Interview | Frank Bell
When and how did your journey as a photographer begin?
I first got into photography around 2003/2004 when I picked up a little 1.3MP camera on eBay. I started taking it everywhere and quickly outgrew it, so my first job in the US was as a dishwasher at a country club and I saved up for a Canon Digital Rebel, and then I started taking THAT everywhere.
What camera(s) do you prefer to use?
I currently use a Nikon D810, but everything before December 2017 was either shot on a D5300 or a D3400.
Could you describe a bit about the type of photography you pursue?
Usually, when I go out to shoot I’m looking for really harsh light and deep shadows, whether it’s a 20ft shadow of a person crossing the street or a weird shape a shadow makes against a wall, that’s what excites me at the moment.
What inspired you to pursue photography?
The posterity of it. Being able to stop time and keep receipts of mundane minuscule moments that, a lot of times, I’m the only person on the planet to see. That’s pretty special.

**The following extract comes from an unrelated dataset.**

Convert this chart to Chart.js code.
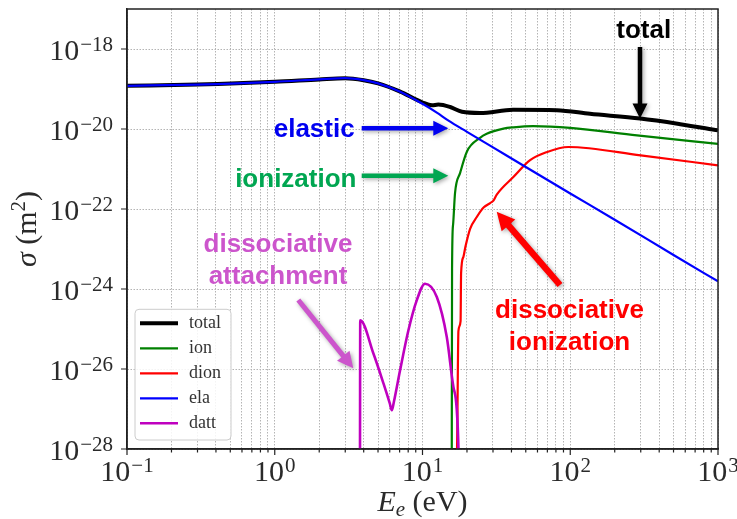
<!DOCTYPE html>
<html>
<head>
<meta charset="utf-8">
<script src="https://cdn.jsdelivr.net/npm/chart.js@4.4.0/dist/chart.umd.min.js"></script>
<style>
    html, body { margin: 0; padding: 0; background: #fff; }
</style>
</head>
<body>
<canvas id="xsec" width="737" height="519"></canvas>

<script>
    // energies in eV, cross sections in m^2
    var elaE   = [0.1, 0.3, 1, 2, 3, 4, 5, 7, 10, 12.5, 15, 20, 30, 50, 100, 200, 500, 1000];
    var elaSig = [1.20e-19, 1.29e-19, 1.51e-19, 1.74e-19, 1.86e-19, 1.66e-19, 1.38e-19, 8.7e-20,
                  4.27e-20, 2.57e-20, 1.62e-20, 8.5e-21, 3.47e-21, 1.12e-21, 2.45e-22, 5.4e-23,
                  7.1e-24, 1.55e-24];

    var totE   = [0.1, 0.3, 1, 2, 3, 4, 5, 7, 10, 11.6, 12.8, 15.4, 18.5, 24.5, 41, 81, 136, 298, 555, 1000];
    var totSig = [1.20e-19, 1.29e-19, 1.51e-19, 1.74e-19, 1.86e-19, 1.66e-19, 1.38e-19, 8.7e-20,
                  4.6e-20, 3.9e-20, 4.1e-20, 3.55e-20, 2.69e-20, 2.51e-20, 3.02e-20, 2.95e-20,
                  2.4e-20, 1.82e-20, 1.32e-20, 9.3e-21];

    var ionE   = [15.76, 15.85, 16.1, 16.6, 18, 20, 24.5, 27.2, 35.3, 41.2, 56, 100, 283, 1000];
    var ionSig = [1e-30, 3.2e-24, 4.0e-23, 2.5e-22, 8.1e-22, 2.75e-21, 6.0e-21, 7.6e-21,
                  1.02e-20, 1.1e-20, 1.18e-20, 1.07e-20, 6.9e-21, 4.27e-21];

    var dionE   = [17.0, 17.2, 17.5, 18.1, 18.25, 18.9, 19.5, 21, 23.3, 26, 28.7, 30.2, 31.8,
                   41.2, 53.5, 69, 97, 300, 1000];
    var dionSig = [1e-29, 3.2e-28, 8.9e-26, 1.58e-25, 2.5e-24, 6.3e-24, 1.12e-23, 3.2e-23, 6.3e-23,
                   1.1e-22, 1.41e-22, 1.62e-22, 2.29e-22, 6.3e-22, 1.66e-21, 2.63e-21, 3.55e-21,
                   2.19e-21, 1.23e-21];

    var dattE   = [3.77, 3.79, 4.66, 5.45, 6.0, 6.2, 6.4, 7.05, 8.03, 9.14, 10.4, 12.5, 14.6, 16.2, 17.5, 17.7];
    var dattSig = [1e-30, 1.66e-25, 2.4e-26, 4.3e-27, 1.4e-27, 9.3e-28, 1.5e-27, 9.3e-27, 9.3e-26,
                   5.2e-25, 1.35e-24, 6.3e-25, 6.3e-26, 3.5e-27, 1.1e-28, 1e-30];

    var seriesNames  = ['total', 'ion', 'dion', 'ela', 'datt'];
    var seriesColors = ['#000000', '#008000', '#ff0000', '#0000ff', '#bf00bf'];
    var seriesWidths = [4, 2.2, 2.2, 2.2, 2.6];

    var xTickExps = [-1, 0, 1, 2, 3];
    var yTickExps = [-28, -26, -24, -22, -20, -18];

    var SERIF = '"Liberation Serif", "DejaVu Serif", serif';
    var SANS = '"Liberation Sans", Arial, sans-serif';

    function pts(xs, ys) {
        var out = [];
        for (var i = 0; i < xs.length; i++) out.push({x: xs[i], y: ys[i]});
        return out;
    }

    var seriesData = [pts(totE, totSig), pts(ionE, ionSig), pts(dionE, dionSig), pts(elaE, elaSig), pts(dattE, dattSig)];

    var datasets = [];
    for (var i = 0; i < seriesNames.length; i++) {
        datasets.push({
            label: seriesNames[i],
            data: seriesData[i],
            borderColor: seriesColors[i],
            backgroundColor: seriesColors[i],
            borderWidth: seriesWidths[i],
            pointRadius: 0,
            fill: false,
            cubicInterpolationMode: 'monotone',
            order: seriesNames.length - i   // later series on top, like the plotting order
        });
    }

    // "10" with a raised exponent, y = baseline of the "10"
    function powLabel(ctx, exp, x, y, align) {
        var fs = 30, fsSup = 21;
        var sup = String(exp).replace('-', '\u2212');
        ctx.font = fs + 'px ' + SERIF;
        var wb = ctx.measureText('10').width;
        ctx.font = fsSup + 'px ' + SERIF;
        var ws = ctx.measureText(sup).width;
        var w = wb + 1 + ws;
        var x0 = align === 'right' ? x - w : x - w / 2;
        ctx.textAlign = 'left';
        ctx.textBaseline = 'alphabetic';
        ctx.font = fs + 'px ' + SERIF;
        ctx.fillText('10', x0, y);
        ctx.font = fsSup + 'px ' + SERIF;
        ctx.fillText(sup, x0 + wb + 1, y - 9.3);
    }

    function arrow(ctx, x1, y1, x2, y2, color, w, head) {
        var a = Math.atan2(y2 - y1, x2 - x1), len = Math.hypot(x2 - x1, y2 - y1);
        ctx.save();
        ctx.shadowColor = 'rgba(0,0,0,0.35)';
        ctx.shadowBlur = 4;
        ctx.shadowOffsetX = 1.5;
        ctx.shadowOffsetY = 1.5;
        ctx.translate(x1, y1);
        ctx.rotate(a);
        ctx.fillStyle = color;
        ctx.beginPath();
        ctx.moveTo(0, -w / 2);
        ctx.lineTo(len - head, -w / 2);
        ctx.lineTo(len - head, -head / 2);
        ctx.lineTo(len, 0);
        ctx.lineTo(len - head, head / 2);
        ctx.lineTo(len - head, w / 2);
        ctx.lineTo(0, w / 2);
        ctx.closePath();
        ctx.fill();
        ctx.restore();
    }

    // callout labels with their arrows
    var notes = [
        {lines: ['total'], color: '#000000', cx: 643.7, base: [38.3], from: [640, 47], to: [640, 118.5], w: 4.5, head: 15},
        {lines: ['elastic'], color: '#0000f0', cx: 314.2, base: [137.3], from: [361.7, 128.3], to: [448.3, 128.3], w: 4.5, head: 15},
        {lines: ['ionization'], color: '#00a651', cx: 295.8, base: [187.3], from: [361.7, 175.7], to: [448.3, 175.7], w: 4.5, head: 15},
        {lines: ['dissociative', 'attachment'], color: '#cc55cc', cx: 278, base: [251.7, 284], from: [298.3, 300], to: [353.3, 368.3], w: 5, head: 16},
        {lines: ['dissociative', 'ionization'], color: '#ff0000', cx: 569.5, base: [318.3, 350], from: [560, 285], to: [496.7, 211.7], w: 6.5, head: 18}
    ];

    var decor = {
        id: 'decor',
        afterDraw: function (chart) {
            var ctx = chart.ctx, area = chart.chartArea;
            var xs = chart.scales.x, ys = chart.scales.y;
            ctx.save();

            // frame
            ctx.strokeStyle = '#222';
            ctx.lineWidth = 1.5;
            ctx.strokeRect(area.left, area.top, area.right - area.left, area.bottom - area.top);

            // tick marks
            ctx.lineWidth = 1.2;
            ctx.beginPath();
            xs.ticks.forEach(function (t) {
                var px = xs.getPixelForValue(t.value);
                var m = Math.round(t.value / Math.pow(10, Math.floor(Math.log10(t.value) + 1e-9)));
                var len = m === 1 ? 6 : 3.5;
                ctx.moveTo(px, area.bottom);
                ctx.lineTo(px, area.bottom + len);
            });
            ys.ticks.forEach(function (t) {
                var py = ys.getPixelForValue(t.value);
                ctx.moveTo(area.left, py);
                ctx.lineTo(area.left - 6, py);
            });
            ctx.stroke();

            // tick labels
            ctx.fillStyle = '#2a2a2a';
            xTickExps.forEach(function (e) {
                powLabel(ctx, e, xs.getPixelForValue(Math.pow(10, e)), area.bottom + 32.3, 'center');
            });
            yTickExps.forEach(function (e) {
                powLabel(ctx, e, area.left - 14, ys.getPixelForValue(Math.pow(10, e)) + 11, 'right');
            });

            // x axis title: E_e (eV)
            var cx = (area.left + area.right) / 2, by = area.bottom + 62;
            ctx.font = 'italic 30px ' + SERIF;
            var wE = ctx.measureText('E').width;
            ctx.font = 'italic 21px ' + SERIF;
            var we = ctx.measureText('e').width;
            ctx.font = '30px ' + SERIF;
            var wr = ctx.measureText(' (eV)').width;
            var x0 = cx - (wE + we + wr) / 2;
            ctx.textAlign = 'left';
            ctx.font = 'italic 30px ' + SERIF;
            ctx.fillText('E', x0, by);
            ctx.font = 'italic 21px ' + SERIF;
            ctx.fillText('e', x0 + wE, by + 5);
            ctx.font = '30px ' + SERIF;
            ctx.fillText(' (eV)', x0 + wE + we, by);

            // y axis title: sigma (m^2)
            ctx.save();
            ctx.translate(36, (area.top + area.bottom) / 2);
            ctx.rotate(-Math.PI / 2);
            ctx.font = 'italic 30px ' + SERIF;
            var ws = ctx.measureText('\u03c3').width;
            ctx.font = '30px ' + SERIF;
            var wm = ctx.measureText(' (m').width;
            ctx.font = '21px ' + SERIF;
            var w2 = ctx.measureText('2').width;
            ctx.font = '30px ' + SERIF;
            var wp = ctx.measureText(')').width;
            var y0 = -(ws + wm + w2 + wp) / 2;
            ctx.font = 'italic 30px ' + SERIF;
            ctx.fillText('\u03c3', y0, 0);
            ctx.font = '30px ' + SERIF;
            ctx.fillText(' (m', y0 + ws, 0);
            ctx.font = '21px ' + SERIF;
            ctx.fillText('2', y0 + ws + wm, -11);
            ctx.font = '30px ' + SERIF;
            ctx.fillText(')', y0 + ws + wm + w2, 0);
            ctx.restore();

            // legend
            var lx = area.left + 8, ly = 309.3, lw = 96, lh = 130.7;
            ctx.fillStyle = 'rgba(255,255,255,0.85)';
            ctx.strokeStyle = '#cccccc';
            ctx.lineWidth = 1;
            ctx.beginPath();
            ctx.roundRect(lx, ly, lw, lh, 4);
            ctx.fill();
            ctx.stroke();
            chart.data.datasets.forEach(function (ds, i) {
                var ry = 323.3 + i * 25;
                ctx.strokeStyle = ds.borderColor;
                ctx.lineWidth = ds.borderWidth;
                ctx.beginPath();
                ctx.moveTo(lx + 5, ry);
                ctx.lineTo(lx + 43, ry);
                ctx.stroke();
                ctx.fillStyle = '#333';
                ctx.font = '18px ' + SERIF;
                ctx.textBaseline = 'middle';
                ctx.fillText(ds.label, lx + 54, ry);
            });
            ctx.textBaseline = 'alphabetic';

            // callouts
            notes.forEach(function (n) {
                arrow(ctx, n.from[0], n.from[1], n.to[0], n.to[1], n.color, n.w, n.head);
                ctx.fillStyle = n.color;
                ctx.font = 'bold 26px ' + SANS;
                ctx.textAlign = 'center';
                n.lines.forEach(function (s, k) {
                    ctx.fillText(s, n.cx, n.base[k]);
                });
            });

            ctx.restore();
        }
    };

    new Chart(document.getElementById('xsec'), {
        type: 'line',
        data: {datasets: datasets},
        options: {
            responsive: false,
            animation: false,
            devicePixelRatio: 1,
            parsing: false,
            layout: {padding: {left: 127, right: 19, top: 9, bottom: 70}},
            plugins: {legend: {display: false}, tooltip: {enabled: false}},
            scales: {
                x: {
                    type: 'logarithmic',
                    min: 0.1,
                    max: 1000,
                    afterBuildTicks: function (scale) {
                        var t = [];
                        for (var d = -1; d <= 2; d++) {
                            for (var m = 1; m <= 9; m++) t.push({value: m * Math.pow(10, d)});
                        }
                        t.push({value: 1000});
                        scale.ticks = t;
                    },
                    afterFit: function (scale) { scale.height = 0; },
                    ticks: {display: false},
                    grid: {color: '#b4b4b4', lineWidth: 1, drawTicks: false},
                    border: {color: '#222', width: 1.5, dash: [1.5, 1.5]}
                },
                y: {
                    type: 'logarithmic',
                    min: 1e-28,
                    max: 1e-17,
                    afterBuildTicks: function (scale) {
                        scale.ticks = yTickExps.map(function (e) { return {value: Math.pow(10, e)}; });
                    },
                    afterFit: function (scale) { scale.width = 0; },
                    ticks: {display: false},
                    grid: {color: '#b4b4b4', lineWidth: 1, drawTicks: false},
                    border: {color: '#222', width: 1.5, dash: [1.5, 1.5]}
                }
            }
        },
        plugins: [decor]
    });
</script>
</body>
</html>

What is your greatest source of inspiration?
That changes regularly. It could be a movie or another photographer or a museum or a book or a show or how the light hits a wall at a certain time of day, but I try to take in different art styles as much as possible.

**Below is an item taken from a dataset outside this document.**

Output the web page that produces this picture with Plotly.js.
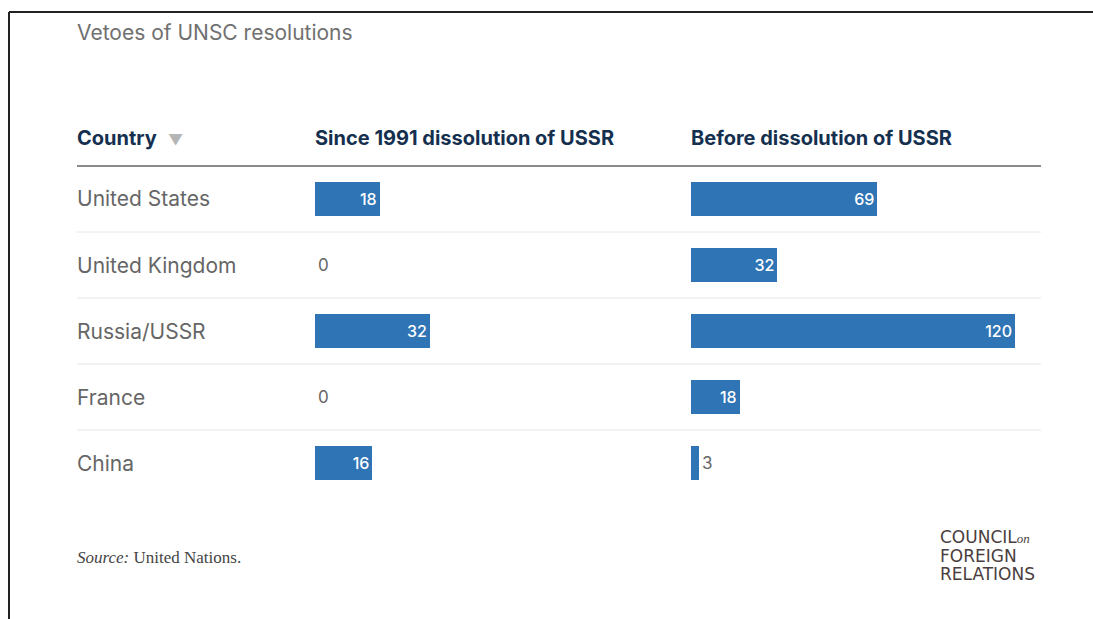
<!DOCTYPE html>
<html>
<head>
<meta charset="utf-8">
<script src="https://cdn.plot.ly/plotly-3.0.1.min.js"></script>
<style>html,body{margin:0;padding:0;background:#fff;}#chart{width:1093px;height:619px;}</style>
</head>
<body>
<div id="chart"></div>
<script>
const chartTitle = 'Vetoes of UNSC resolutions';
const countries = ['United States', 'United Kingdom', 'Russia/USSR', 'France', 'China'];
const since1991 = [18, 0, 32, 0, 16];
const beforeDissolution = [69, 32, 120, 18, 3];
const headers = ['Country', 'Since 1991 dissolution of USSR', 'Before dissolution of USSR'];
const sourceText = '<i>Source:</i> United Nations.';
const logoLines = ['COUNCIL<i><span style="font-size:13px;font-family:\'Liberation Serif\',serif">on</span></i>', 'FOREIGN', 'RELATIONS'];

const W = 1093, H = 619;
const px = x => x / W;
const py = y => 1 - y / H;
const BAR = '#2f74b5';
const NAVY = '#15304f';
const GREY = '#666666';
const FONT = 'Inter, Roboto, sans-serif';

function barTrace(vals, xa) {
  return {
    type: 'bar', orientation: 'h',
    x: vals, y: countries,
    xaxis: xa, yaxis: 'y',
    width: 0.52,
    marker: {color: BAR, line: {width: 0}},
    text: vals.map(String),
    textposition: vals.map(v => v >= 10 ? 'inside' : 'outside'),
    insidetextanchor: 'end',
    insidetextfont: {family: FONT, size: 16, color: '#ffffff', weight: 500},
    outsidetextfont: {family: FONT, size: 17, color: '#666666'},
    constraintext: 'none',
    cliponaxis: false,
    hoverinfo: 'skip'
  };
}

const data = [barTrace(since1991, 'x'), barTrace(beforeDissolution, 'x2')];

const annotations = [];
countries.forEach(c => annotations.push({
  xref: 'paper', yref: 'y', x: px(75), y: c, xanchor: 'left', yanchor: 'middle',
  text: c, showarrow: false, font: {family: FONT, size: 21, color: GREY}
}));
const headerX = [75, 313, 689];
headers.forEach((h, i) => annotations.push({
  xref: 'paper', yref: 'paper', x: px(headerX[i]), y: py(138), xanchor: 'left', yanchor: 'middle',
  text: '<b>' + h + '</b>' + (i === 0 ? '  <span style="color:#b5b5b5;font-size:15px">▼</span>' : ''),
  showarrow: false, font: {family: FONT, size: 20, color: NAVY}
}));
annotations.push({
  xref: 'paper', yref: 'paper', x: px(75), y: py(557), xanchor: 'left', yanchor: 'middle',
  text: sourceText, showarrow: false,
  font: {family: '"Liberation Serif", "DejaVu Serif", serif', size: 17, color: '#444444'}
});
[537, 556, 574].forEach((y, i) => annotations.push({
  xref: 'paper', yref: 'paper', x: px(938), y: py(y), xanchor: 'left', yanchor: 'middle',
  text: logoLines[i], showarrow: false, align: 'left',
  font: {family: '"DejaVu Sans", sans-serif', size: 17, color: '#4a3e3e'}
}));

const shapes = [
  {type: 'line', xref: 'paper', yref: 'paper', x0: px(9), x1: 1, y0: py(12), y1: py(12), line: {color: '#222', width: 2}},
  {type: 'line', xref: 'paper', yref: 'paper', x0: px(9), x1: px(9), y0: py(12), y1: 0, line: {color: '#222', width: 2}},
  {type: 'line', xref: 'paper', yref: 'paper', x0: px(77), x1: px(1041), y0: py(166), y1: py(166), line: {color: '#8a8a8a', width: 2}}
];
[232, 298, 364, 430].forEach(y => shapes.push(
  {type: 'line', xref: 'paper', yref: 'paper', x0: px(77), x1: px(1041), y0: py(y), y1: py(y), line: {color: '#e6e6e6', width: 1}}
));

const layout = {
  width: W, height: H,
  margin: {l: 0, r: 0, t: 0, b: 0},
  paper_bgcolor: '#ffffff', plot_bgcolor: 'rgba(0,0,0,0)',
  showlegend: false,
  title: {text: chartTitle, x: px(77), xanchor: 'left', xref: 'paper', y: py(33), yanchor: 'middle',
          font: {family: FONT, size: 21, color: '#707070'}},
  xaxis: {domain: [px(315), px(665)], range: [0, 350 / 3.59], visible: false, fixedrange: true},
  xaxis2: {domain: [px(691), px(1041)], range: [0, 350 / 2.70], visible: false, fixedrange: true, anchor: 'y'},
  yaxis: {domain: [py(496), py(166)], type: 'category', range: [4.5, -0.5], visible: false, fixedrange: true},
  annotations: annotations,
  shapes: shapes,
  bargap: 0
};

Plotly.newPlot('chart', data, layout, {displayModeBar: false, staticPlot: true});
</script>
</body>
</html>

What photographers influenced your work?
I’m not sure if I’ve been directly influenced by specific photographers, but I’ve been influenced by styles and eras like silent movies, film noir, the early 19th century, anything dark and atmospheric and ominous I’m instantly drawn to, and Chicago has a lot of spots that work well with those. I found out about Ray Metzker after I’d gotten into black and white light/shadows, but our styles are so similar it looks like I’ve straight up copied his style.
How would you describe your aesthetic?
Right now I’d say it’s something like Black and white found-light/shadow photography.

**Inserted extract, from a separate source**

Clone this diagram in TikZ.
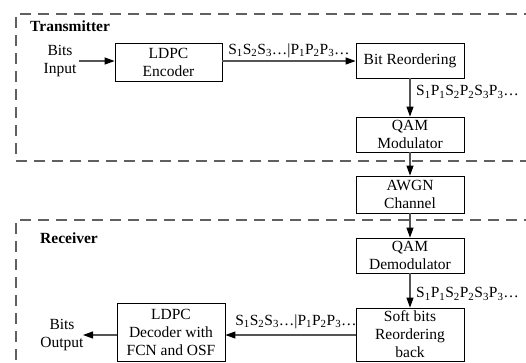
\documentclass[tikz,border=0pt]{standalone}
\usepackage{fontspec}
\setmainfont{Liberation Serif}
\usetikzlibrary{arrows.meta}
\definecolor{lnc}{HTML}{555555}
\definecolor{dsh}{HTML}{606060}
\begin{document}
\begin{tikzpicture}[x=1pt,y=-1pt,
  every node/.style={font=\fontsize{15.5}{18}\selectfont, inner sep=0pt},
  blk/.style={draw=black, line width=0.8pt, align=center, minimum width=108pt, fill=white},
  txt/.style={align=center},
  lbl/.style={},
  conn/.style={draw=lnc, line width=1.1pt, -{Triangle[length=10pt,width=7pt,color=black]}},
  region/.style={draw=dsh, line width=1.3pt, dash pattern=on 11pt off 7pt}
]
\useasboundingbox (0,0) rectangle (526,362);
\begin{scope}
\clip (0,0) rectangle (526,362);
\draw[region] (535,14) -- (16,14) -- (16,161) -- (535,161);
\draw[region] (535,220) -- (16,220) -- (16,372);
\end{scope}

\node[anchor=west, font=\fontsize{15.5}{18}\selectfont\bfseries] (tx) at (30,26) {Transmitter};
\node[anchor=west, font=\fontsize{15.5}{18}\selectfont\bfseries] (rx) at (40,238) {Receiver};

\node[txt] (bin) at (60,61) {Bits\\Input};
\node[blk, minimum width=107pt, minimum height=38pt] (enc) at (168.5,62) {LDPC\\Encoder};
\node[blk, minimum height=35pt] (bro) at (410,60.5) {Bit Reordering};
\node[blk, minimum height=35pt] (mod) at (410,134.5) {QAM\\Modulator};
\node[blk, minimum height=37pt] (awgn) at (410,194.5) {AWGN\\Channel};
\node[blk, minimum height=35pt] (dem) at (410,255.5) {QAM\\Demodulator};
\node[blk, minimum height=53pt] (soft) at (410,334.5) {Soft bits\\Reordering\\back};
\node[blk, minimum height=58pt] (dec) at (171,332) {LDPC\\Decoder with\\FCN and OSF};
\node[txt] (bout) at (62,335) {Bits\\Output};

\coordinate (binE) at (79,61);
\coordinate (boutE) at (83,335);

\draw[conn] (binE) -- (enc.west |- binE);
\draw[conn] (enc.east |- binE) -- (bro.west |- binE);
\draw[conn] (bro) -- (mod);
\draw[conn] (mod) -- (awgn);
\draw[conn] (awgn) -- (dem);
\draw[conn] (dem) -- (soft);
\draw[conn] (soft.west |- 0,335) -- (dec.east |- 0,335);
\draw[conn] (dec.west |- boutE) -- (boutE);

\node[lbl] (l1) at (289,51) {S\textsubscript{1}S\textsubscript{2}S\textsubscript{3}…|P\textsubscript{1}P\textsubscript{2}P\textsubscript{3}…};
\node[lbl, anchor=west] (l2) at (416,92) {S\textsubscript{1}P\textsubscript{1}S\textsubscript{2}P\textsubscript{2}S\textsubscript{3}P\textsubscript{3}…};
\node[lbl, anchor=west] (l3) at (416,294) {S\textsubscript{1}P\textsubscript{1}S\textsubscript{2}P\textsubscript{2}S\textsubscript{3}P\textsubscript{3}…};
\node[lbl] (l4) at (296,322) {S\textsubscript{1}S\textsubscript{2}S\textsubscript{3}…|P\textsubscript{1}P\textsubscript{2}P\textsubscript{3}…};
\end{tikzpicture}
\end{document}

What is the most significant project you have worked on? Where did you find inspiration to pursue it?
I did a project for VSCO and Apple in November to help launch Apple’s new store in downtown Chicago. I gave a talk about my background and my photography and then did a panel with a couple of other photographers, and it was the most difficult thing I’ve had to do. I hate talking in front people, but I prepared and it went great. I knew that if I didn’t do it and just let my fear win out, I would’ve regretted it for a long time, and that was enough of a motivator to go through with it.
Are there any photography projects you are currently pursuing or would like to pursue?
At the moment I’m organizing pop-up art shows in the NW side of Chicago, I’m hanging some work here next week, I’m doing a zine soon, and I’m hoping that in the next year I can open a studio here.
What general process do you undergo to produce your work?
I shoot in RAW, usually underexposing when I’m direct light so that it deepens the darks and shadows, and when I edit my photos I use Lightroom. I don’t do anything too fancy, mostly just converting to black and white, and then adjusting the shadows, highlights, whites, blacks, and exposure a little, and some spot removal of distractions if needed.